- The paper demonstrates that Whisper outperforms Wav2vec2 and WavLM in semantic-content tasks under low-resource conditions.
- It reveals that Whisper's well-clustered, near-isotropic representation space enables faster convergence in tasks like ASR and keyword spotting.
- Different fine-tuning strategies, including vanilla and weighted-sum configurations, crucially impact performance across both content and speaker-focused tasks.
Investigating Pre-trained Audio Encoders in the Low-Resource Condition
This paper, "Investigating Pre-trained Audio Encoders in the Low-Resource Condition" (2305.17733), explores the operational efficacy of three pre-trained speech encoders—Wav2vec2, WavLM, and Whisper—in low-resource conditions, focusing on key speech tasks. Through extensive experiments, the study explores the relationship between pre-training protocols and representational properties, highlighting Whisper's relative superiority in low-resource contexts and its performance degradation when speaker information is paramount.
The paper investigates the performance of Wav2vec2, WavLM, and Whisper across seven speech tasks, namely Automatic Speech Recognition (ASR), Speaker Diarisation (SD), Intent Classification (IC), Slot Filling (SF), Keyword Spotting (KS), Speaker Identification (SID), and Speech Translation (ST). It employs a low-resource approach by sampling limited data (1%, 5%, and 10%) from corresponding datasets. The encoders are evaluated using standard performance metrics such as WER, DER, ACC, F1 score, and BLEU.
Key Findings
Whisper, despite its compact architecture, outperforms its counterparts significantly in tasks requiring semantic-content understanding such as ASR, KS, and IC. Specifically, Whisper's superior clustering in representation spaces facilitates faster convergence and higher accuracy in low-resource settings.

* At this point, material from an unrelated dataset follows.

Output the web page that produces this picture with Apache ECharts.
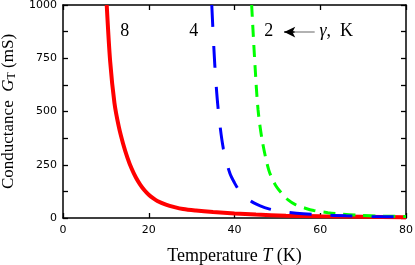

Figure 1: t-SNE visualisation of the representation spaces produced by the encoders on KS (top) and IC (bottom) tasks training set (prior to fine-tuning) with colours indicating class labels.
Conversely, in speaker-focused tasks such as SID, Whisper's performance lags behind, attributed to its pre-training emphasis on content representation rather than speaker features.
Representation Space Analysis
The paper offers a qualitative and quantitative analysis of representation spaces using techniques like t-SNE visualization and isotropy measurement. Whisper demonstrates well-defined clustering and near-isotropic distribution in representation spaces, enhancing its utility in semantic-content tasks. Its isotropy approaches that of top-performing text-based models, indicating a well-utilized representation space.
Task Fine-tuning Strategies
Comparative analysis of different task fine-tuning approaches—Vanilla, Weighted-sum, and Fine-tuning—suggests that Whisper's Vanilla setup performs optimally for content-related tasks. In contrast, the Weighted-sum configuration improves SID task outcomes, which aligns with the model's distribution of speaker information across intermediate layers.
The distribution of weight coefficients across layers indicates diverse contributions in task performance, with a marked importance of final layers in content tasks and shifted emphasis in speaker tasks.
Implications and Future Work
These findings elucidate the nuanced capabilities of pre-trained encoders in resource-constrained environments, hinting at strategic fine-tuning approaches. It underscores the potential of Whisper's architecture in optimizing semantic-content tasks and presents avenues for improving its speaker-focused task performance.
Future research may explore hybrid models that integrate Whisper's semantic strengths with enhanced speaker representation capabilities, as well as adaptive pre-training protocols that balance content and speaker information capture.
Conclusion
The study provides valuable insights into the deployment of pre-trained audio encoders in low-resource speech tasks, revealing Whisper's competitive edge in semantic-content tasks. It lays the groundwork for deliberate pre-training and fine-tuning strategies that optimize representational properties for diverse task requirements.